WILLIAM A. COKER

FROM: The History of Gallatin, Saline, Hamilton, Franklin, and Williamson Counties, Illinois (Chicago: Goodspeed Publishing Co., 1887).  P. 687

          William A. Coker was born in Hamilton County, March 28, 1845, the son of Joseph and Harriett (Richardson) Coker, natives respectively of Tennessee and Ohio.  (See sketch of the father elsewhere).  Our subject was reared and educated in this county, and when seventeen accompanied his father in the war a year or so, and later went West and Northwest with a company of soldiers; he was not a soldier however.  In 1867-68 he worked with a surveying party under Gen.
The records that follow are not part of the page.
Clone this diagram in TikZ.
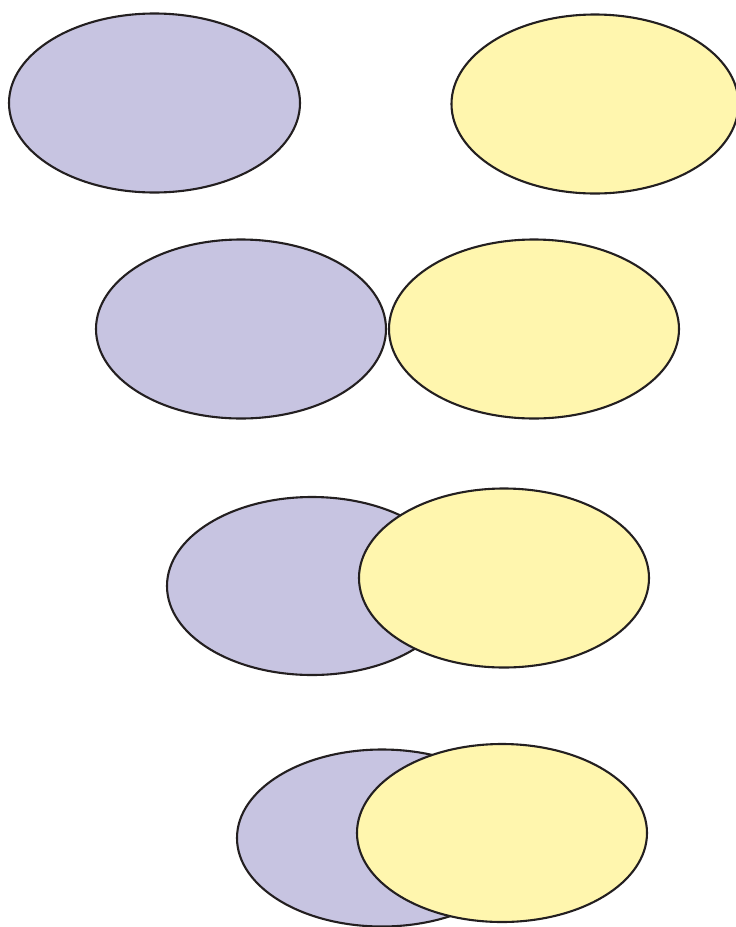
\documentclass[tikz,border=0pt]{standalone}
\begin{document}
\begin{tikzpicture}[x=1pt,y=-1pt,
  lilac/.style={fill={rgb,255:red,199;green,196;blue,225},draw={rgb,255:red,35;green,31;blue,32},line width=2.1pt},
  lemon/.style={fill={rgb,255:red,255;green,246;blue,174},draw={rgb,255:red,35;green,31;blue,32},line width=2.1pt}]
\useasboundingbox (0,0) rectangle (736,927);
\clip (0,0) rectangle (736,927);
% row 1
\draw[lilac] (154.5,103) ellipse [x radius=145.5, y radius=89.5];
\draw[lemon] (595,104) ellipse [x radius=143.5, y radius=89.5];
% row 2
\draw[lilac] (241,329) ellipse [x radius=145, y radius=89.5];
\draw[lemon] (534,329) ellipse [x radius=145, y radius=89.5];
% row 3
\draw[lilac] (312,586) ellipse [x radius=145, y radius=89];
\draw[lemon] (504,578) ellipse [x radius=145, y radius=89.5];
% row 4
\draw[lilac] (382,838) ellipse [x radius=145, y radius=88.5];
\draw[lemon] (502,833) ellipse [x radius=145, y radius=89];
\end{tikzpicture}
\end{document}
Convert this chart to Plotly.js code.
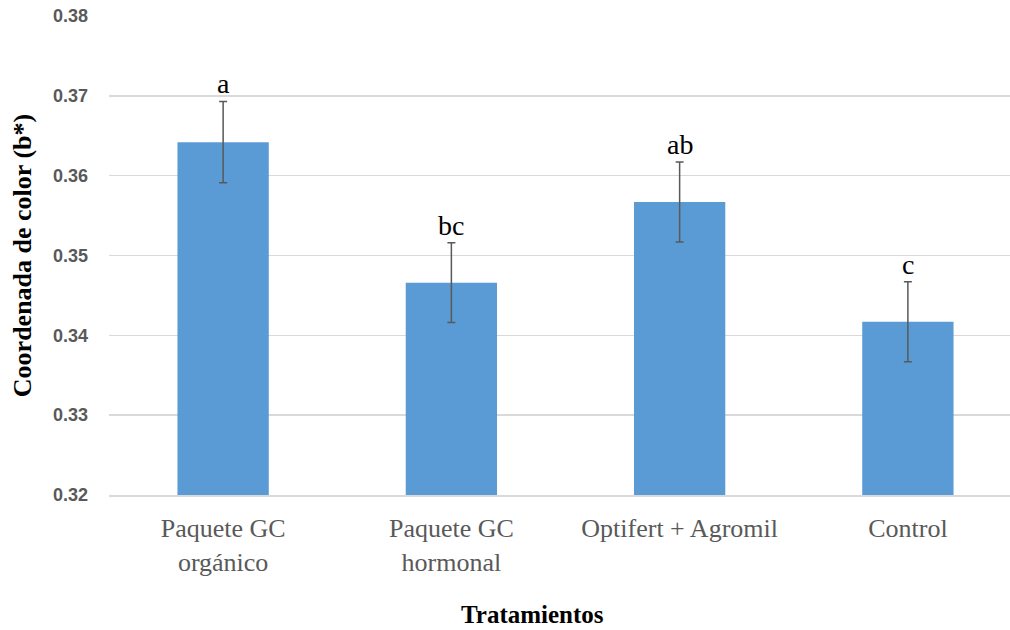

Wilson, assisting to locate locks and dams on the Illinois River.  In 1868 he returned home and taught school several terms, then engaged in the stock business dealing until 1874.  He built the city mills in company with Andrew J. Guill.  They operated the mill four years, since which our subject has operated and conducted them.  August 28, 1867, he married Emily J. Davis, a native of this county.  Their two children living are Eugene R. and Clarence.  He is a Republican, but no aspirant for office.  He is a Master Mason, and he and his wife are members of the Methodist Episcopal Church, and is one of the reliable business men and citizens of McLeansboro.  His  residence is one of the most tasteful and homelike in the city.